┌─ Provided records

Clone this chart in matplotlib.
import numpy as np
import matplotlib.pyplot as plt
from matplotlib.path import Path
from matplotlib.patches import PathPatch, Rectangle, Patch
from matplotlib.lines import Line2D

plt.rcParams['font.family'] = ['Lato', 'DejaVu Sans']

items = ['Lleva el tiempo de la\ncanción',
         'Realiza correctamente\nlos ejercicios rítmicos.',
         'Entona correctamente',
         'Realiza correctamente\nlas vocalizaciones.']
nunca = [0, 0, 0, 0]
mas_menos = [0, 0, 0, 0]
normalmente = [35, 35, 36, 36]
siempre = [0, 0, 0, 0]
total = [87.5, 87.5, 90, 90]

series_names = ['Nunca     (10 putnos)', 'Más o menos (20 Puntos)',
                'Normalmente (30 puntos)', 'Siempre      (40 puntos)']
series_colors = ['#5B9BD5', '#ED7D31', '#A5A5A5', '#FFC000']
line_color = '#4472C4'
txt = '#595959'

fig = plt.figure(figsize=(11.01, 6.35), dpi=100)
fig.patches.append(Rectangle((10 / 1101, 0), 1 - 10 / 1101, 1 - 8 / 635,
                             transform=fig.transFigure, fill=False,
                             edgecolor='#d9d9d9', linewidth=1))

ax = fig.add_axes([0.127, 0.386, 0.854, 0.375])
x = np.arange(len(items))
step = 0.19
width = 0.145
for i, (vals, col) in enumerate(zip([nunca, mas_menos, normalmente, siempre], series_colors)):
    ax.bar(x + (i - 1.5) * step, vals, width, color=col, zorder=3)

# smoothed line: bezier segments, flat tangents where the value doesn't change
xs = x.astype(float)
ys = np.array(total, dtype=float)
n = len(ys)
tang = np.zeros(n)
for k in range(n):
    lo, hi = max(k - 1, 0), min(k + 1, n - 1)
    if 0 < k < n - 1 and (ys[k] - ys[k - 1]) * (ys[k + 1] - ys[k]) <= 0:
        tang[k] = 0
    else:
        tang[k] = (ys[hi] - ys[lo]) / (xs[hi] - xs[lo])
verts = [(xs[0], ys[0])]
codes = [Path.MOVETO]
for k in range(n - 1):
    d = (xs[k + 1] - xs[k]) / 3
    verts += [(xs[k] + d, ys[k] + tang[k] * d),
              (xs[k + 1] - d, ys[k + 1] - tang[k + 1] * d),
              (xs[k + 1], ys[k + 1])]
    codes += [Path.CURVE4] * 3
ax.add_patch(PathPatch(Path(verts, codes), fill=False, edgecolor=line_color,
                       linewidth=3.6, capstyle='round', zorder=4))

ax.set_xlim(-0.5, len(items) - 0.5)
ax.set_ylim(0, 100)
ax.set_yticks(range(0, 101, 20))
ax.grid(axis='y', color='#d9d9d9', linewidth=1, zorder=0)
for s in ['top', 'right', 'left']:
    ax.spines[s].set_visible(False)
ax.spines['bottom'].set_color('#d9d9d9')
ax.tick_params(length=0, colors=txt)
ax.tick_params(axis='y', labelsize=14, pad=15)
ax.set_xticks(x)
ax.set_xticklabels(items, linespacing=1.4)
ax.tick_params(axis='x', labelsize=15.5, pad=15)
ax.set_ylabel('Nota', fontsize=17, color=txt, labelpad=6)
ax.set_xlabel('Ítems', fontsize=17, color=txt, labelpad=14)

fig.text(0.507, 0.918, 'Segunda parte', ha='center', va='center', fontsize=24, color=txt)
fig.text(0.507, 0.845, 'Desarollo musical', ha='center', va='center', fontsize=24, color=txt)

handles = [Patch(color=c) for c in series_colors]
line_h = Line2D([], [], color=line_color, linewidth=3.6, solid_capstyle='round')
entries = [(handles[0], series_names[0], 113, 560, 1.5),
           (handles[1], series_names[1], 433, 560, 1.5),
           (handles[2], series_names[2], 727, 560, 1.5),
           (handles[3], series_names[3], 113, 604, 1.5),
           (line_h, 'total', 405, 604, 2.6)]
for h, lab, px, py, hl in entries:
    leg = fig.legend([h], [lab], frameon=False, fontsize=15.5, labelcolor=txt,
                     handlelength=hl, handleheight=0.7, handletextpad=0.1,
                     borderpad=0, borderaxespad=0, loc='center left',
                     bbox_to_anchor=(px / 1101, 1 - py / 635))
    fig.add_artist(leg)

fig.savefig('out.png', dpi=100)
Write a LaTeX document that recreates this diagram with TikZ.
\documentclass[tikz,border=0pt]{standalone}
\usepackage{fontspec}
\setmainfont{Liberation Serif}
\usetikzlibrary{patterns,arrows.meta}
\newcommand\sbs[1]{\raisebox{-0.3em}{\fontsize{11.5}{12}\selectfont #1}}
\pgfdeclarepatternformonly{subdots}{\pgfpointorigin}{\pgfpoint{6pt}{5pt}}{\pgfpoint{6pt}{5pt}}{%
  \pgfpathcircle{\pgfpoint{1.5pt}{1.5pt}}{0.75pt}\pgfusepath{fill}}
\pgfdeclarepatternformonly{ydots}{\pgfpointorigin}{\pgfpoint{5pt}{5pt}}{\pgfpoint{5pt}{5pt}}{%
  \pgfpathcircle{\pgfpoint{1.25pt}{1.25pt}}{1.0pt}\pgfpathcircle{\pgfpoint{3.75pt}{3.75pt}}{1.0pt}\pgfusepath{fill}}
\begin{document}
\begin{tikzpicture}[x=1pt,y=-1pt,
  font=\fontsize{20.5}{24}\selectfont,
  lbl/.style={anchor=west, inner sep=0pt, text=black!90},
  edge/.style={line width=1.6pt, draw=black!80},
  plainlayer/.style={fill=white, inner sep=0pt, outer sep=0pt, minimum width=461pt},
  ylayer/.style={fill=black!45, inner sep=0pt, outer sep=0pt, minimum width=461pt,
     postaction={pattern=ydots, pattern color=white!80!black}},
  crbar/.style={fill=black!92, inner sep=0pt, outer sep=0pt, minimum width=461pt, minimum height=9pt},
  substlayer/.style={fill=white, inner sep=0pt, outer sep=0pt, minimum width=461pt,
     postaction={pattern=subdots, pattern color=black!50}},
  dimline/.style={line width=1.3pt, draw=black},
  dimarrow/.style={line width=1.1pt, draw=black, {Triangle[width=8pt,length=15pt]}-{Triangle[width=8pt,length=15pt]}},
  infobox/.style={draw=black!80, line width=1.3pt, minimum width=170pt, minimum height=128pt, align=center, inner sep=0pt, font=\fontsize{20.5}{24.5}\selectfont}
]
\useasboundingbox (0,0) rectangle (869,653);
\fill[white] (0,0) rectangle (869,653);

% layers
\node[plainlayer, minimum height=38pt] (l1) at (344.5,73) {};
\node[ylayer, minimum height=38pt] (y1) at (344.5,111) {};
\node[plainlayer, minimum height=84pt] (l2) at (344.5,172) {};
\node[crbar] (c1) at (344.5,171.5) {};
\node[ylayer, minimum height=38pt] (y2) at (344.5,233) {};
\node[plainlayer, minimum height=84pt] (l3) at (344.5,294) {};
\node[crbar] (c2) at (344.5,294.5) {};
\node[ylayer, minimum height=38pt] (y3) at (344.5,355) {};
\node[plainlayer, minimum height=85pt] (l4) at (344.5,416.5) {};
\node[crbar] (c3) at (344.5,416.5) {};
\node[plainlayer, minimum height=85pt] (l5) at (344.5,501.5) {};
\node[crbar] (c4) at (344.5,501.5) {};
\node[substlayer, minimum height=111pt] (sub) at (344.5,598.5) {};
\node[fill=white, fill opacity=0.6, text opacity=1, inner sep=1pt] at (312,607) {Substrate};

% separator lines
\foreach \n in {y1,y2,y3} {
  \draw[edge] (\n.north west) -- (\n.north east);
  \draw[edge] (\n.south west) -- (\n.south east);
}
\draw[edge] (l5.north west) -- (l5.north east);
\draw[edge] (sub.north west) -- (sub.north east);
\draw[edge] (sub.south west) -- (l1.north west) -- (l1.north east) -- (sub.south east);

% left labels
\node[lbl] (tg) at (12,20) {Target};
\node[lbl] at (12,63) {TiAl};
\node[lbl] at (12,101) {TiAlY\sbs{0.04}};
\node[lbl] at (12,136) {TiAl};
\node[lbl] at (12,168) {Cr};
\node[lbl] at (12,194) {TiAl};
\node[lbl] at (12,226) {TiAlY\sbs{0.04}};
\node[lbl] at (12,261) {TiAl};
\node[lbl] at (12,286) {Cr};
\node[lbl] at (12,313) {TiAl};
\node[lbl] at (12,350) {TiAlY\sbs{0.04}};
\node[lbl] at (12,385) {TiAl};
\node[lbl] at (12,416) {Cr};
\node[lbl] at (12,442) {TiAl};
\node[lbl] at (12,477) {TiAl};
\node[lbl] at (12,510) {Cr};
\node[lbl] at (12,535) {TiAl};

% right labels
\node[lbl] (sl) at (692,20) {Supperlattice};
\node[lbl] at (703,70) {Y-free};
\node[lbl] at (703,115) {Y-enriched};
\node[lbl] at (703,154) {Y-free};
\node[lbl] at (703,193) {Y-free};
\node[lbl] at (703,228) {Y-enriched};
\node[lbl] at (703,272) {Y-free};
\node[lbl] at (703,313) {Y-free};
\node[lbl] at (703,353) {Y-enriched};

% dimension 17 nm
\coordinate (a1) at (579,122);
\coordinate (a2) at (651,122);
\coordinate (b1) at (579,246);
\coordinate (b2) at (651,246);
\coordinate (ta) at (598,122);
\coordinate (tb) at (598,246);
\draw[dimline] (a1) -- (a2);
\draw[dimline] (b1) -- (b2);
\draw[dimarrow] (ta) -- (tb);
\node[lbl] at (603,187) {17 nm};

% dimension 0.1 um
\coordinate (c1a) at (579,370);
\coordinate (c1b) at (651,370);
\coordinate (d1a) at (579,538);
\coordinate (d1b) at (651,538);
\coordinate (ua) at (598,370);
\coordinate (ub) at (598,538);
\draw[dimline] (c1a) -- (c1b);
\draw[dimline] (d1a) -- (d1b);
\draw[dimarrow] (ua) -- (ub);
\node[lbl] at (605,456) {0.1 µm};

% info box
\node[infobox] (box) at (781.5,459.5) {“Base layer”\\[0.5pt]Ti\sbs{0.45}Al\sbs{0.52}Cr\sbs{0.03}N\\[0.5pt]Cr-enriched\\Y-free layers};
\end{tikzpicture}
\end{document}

└─

### Exercise prompt:
From the first line of the listing above to the line with "edgecolor='#d9d9d9', linewidth=1))", please transcribe each line exactly, both ends included, and nothing beyond that.

### Result of this task:
Clone this chart in matplotlib.
import numpy as np
import matplotlib.pyplot as plt
from matplotlib.path import Path
from matplotlib.patches import PathPatch, Rectangle, Patch
from matplotlib.lines import Line2D

plt.rcParams['font.family'] = ['Lato', 'DejaVu Sans']

items = ['Lleva el tiempo de la\ncanción',
         'Realiza correctamente\nlos ejercicios rítmicos.',
         'Entona correctamente',
         'Realiza correctamente\nlas vocalizaciones.']
nunca = [0, 0, 0, 0]
mas_menos = [0, 0, 0, 0]
normalmente = [35, 35, 36, 36]
siempre = [0, 0, 0, 0]
total = [87.5, 87.5, 90, 90]

series_names = ['Nunca     (10 putnos)', 'Más o menos (20 Puntos)',
                'Normalmente (30 puntos)', 'Siempre      (40 puntos)']
series_colors = ['#5B9BD5', '#ED7D31', '#A5A5A5', '#FFC000']
line_color = '#4472C4'
txt = '#595959'

fig = plt.figure(figsize=(11.01, 6.35), dpi=100)
fig.patches.append(Rectangle((10 / 1101, 0), 1 - 10 / 1101, 1 - 8 / 635,
                             transform=fig.transFigure, fill=False,
                             edgecolor='#d9d9d9', linewidth=1))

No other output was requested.